The past comes to a staggering stop as the finger tightens almost agonizingly slowly and she waits for the bang, the pain, then the nothing.
A ring, no gunshot. She hears harsh orders and a tight, “But I–I have–” a brief pause “–alright sir.” And he’s gone, shooting down the stairs, pausing in the living room before she hears a car drive off in a whirl of dust. She follows with the same frantic speed, skipping the rooms and heading straight for the living room where sure enough Lissa is lying, unconscious, perhaps dead. Jess telephones the police in record time, screaming the address through the burning tears.

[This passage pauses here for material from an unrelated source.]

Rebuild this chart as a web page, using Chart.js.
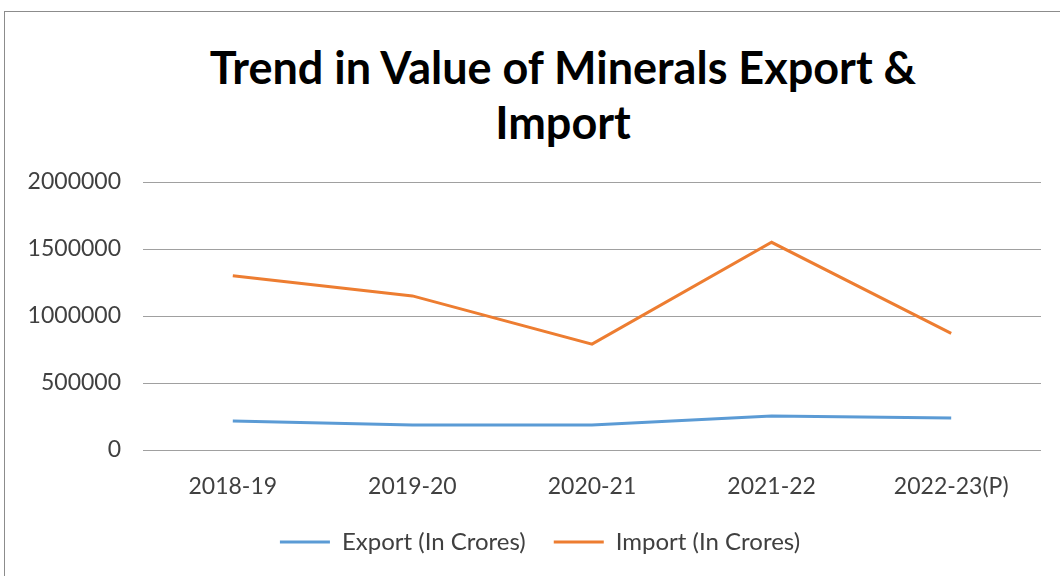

And she stumbles to Lissa’s body on the floor, gently brushing back the tangled hair, feeling for a pulse. There is the faintest skip of a beat, erratic and weak. She sits there wracking her brain and scattering tear drops everywhere because general medical procedure didn’t cover head wounds that huge and Lissa never really knew how much Jess loved–loves her and the police are too fucking goddamn slow and shit she really needs a drink of water because all this crying is very suddenly making her dehydrated and lightheaded.

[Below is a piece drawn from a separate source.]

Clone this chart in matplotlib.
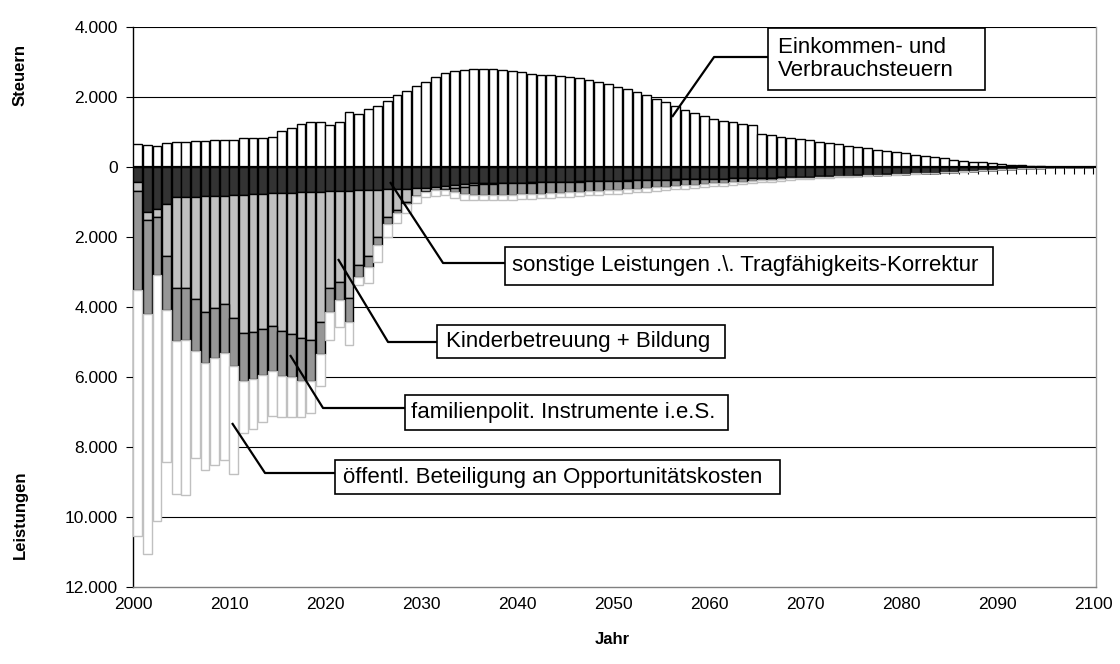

The Madrid police find two American women, Jessica Halot, 25, and Lissa Poss, 25, both unconscious in an abandoned house after having been assaulted. Nothing has been confirmed of their current condition. If you have any information on the assailant, contact your local police, the Madrid new says briefly before moving on.

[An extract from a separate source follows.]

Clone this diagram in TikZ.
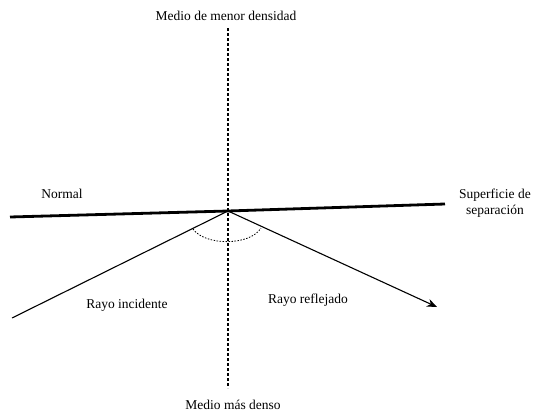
\documentclass[tikz,border=0pt]{standalone}
\usepackage{fontspec}
\setmainfont{Liberation Serif}
\usetikzlibrary{arrows.meta}
\begin{document}
\begin{tikzpicture}[x=1pt,y=-1pt,
  lbl/.style={font=\fontsize{13.5}{16}\selectfont, inner sep=0pt, align=center},
  surface/.style={line width=2.8pt},
  ray/.style={line width=1.1pt},
  normalline/.style={line width=1.5pt, dash pattern=on 3pt off 2pt},
  anglearc/.style={line width=0.8pt, dash pattern=on 1.5pt off 1.5pt}]
  \useasboundingbox (0,0) rectangle (535,415);

  % key points
  \coordinate (P) at (228,211);
  \coordinate (sl) at (10,217);
  \coordinate (sr) at (445,204);
  \coordinate (nt) at (228,28);
  \coordinate (nb) at (228,388);
  \coordinate (inc) at (12,318);
  \coordinate (ref) at (437,307);

  % separation surface and the normal
  \draw[surface] (sl) -- (P) -- (sr);
  \draw[normalline] (nt) -- (nb);

  % incident and reflected rays
  \draw[ray] (inc) -- (P);
  \draw[ray, -{Stealth[length=10pt,width=8pt]}] (P) -- (ref);

  % angles of incidence and reflection
  \draw[anglearc] (193,229) .. controls (205,246) and (250,246) .. (261,228);

  % labels
  \node[lbl] (m1) at (226,16) {Medio de menor densidad};
  \node[lbl] (n) at (62,194) {Normal};
  \node[lbl] (s) at (495,203) {Superficie de\\separación};
  \node[lbl] (ri) at (127,305) {Rayo incidente};
  \node[lbl] (rr) at (308,300) {Rayo reflejado};
  \node[lbl] (m2) at (233,405) {Medio más denso};
\end{tikzpicture}
\end{document}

In the end, they’ll survive. Their leased flats are still there, but they’ll sell one because once they’re discharged from the hospital they’ll be roommates again, like college junior year, after having lived with each other nearly fifteen months while traveling the world. Or so Jess likes to think while sitting beside Lissa, staring forlornly at her motionless hand. Her fingers twitch and she opens her eyes after days and days of steady unconsciousness and eerie quiet.
“Hi,” Lissa breathes through her oxygenation mask, blinking up at Jess. “So–” her voice cracks from underuse. “So, um, how about one of those Agua de Valencias?” She says, pulling a weak grin but a grin all the same.
Jess’ breath catches in her chest. “Hi,” she breathes, and breaks down in more tears until a nurse finally finds out that Lissa had awoken because of her horrid (“It is not horrid!” She protests) sobbing.
For the record, they do move in together. They reminisce like an old couple about their trip. Wonder why the contract killer left when he did. Get two cats to keep them company and scatter cat hair everywhere. Drink more wine and Agua de Valencia’s than probably healthy but who fucking cares when you’ve already seen the world with the one you love. (“Helsinki!” Lissa yells from her MacBook at the kitchen counter, “I’ve always wanted to go to Helsinki!”) Well, almost.
“You’re definitely going to hell,” Lissa had joked when Jess had stolen a car back in America and smashed the side mirror accidentally. “Theft and mirrors, tsk, tsk.” Funnily enough, she had been sitting shotgun the whole time.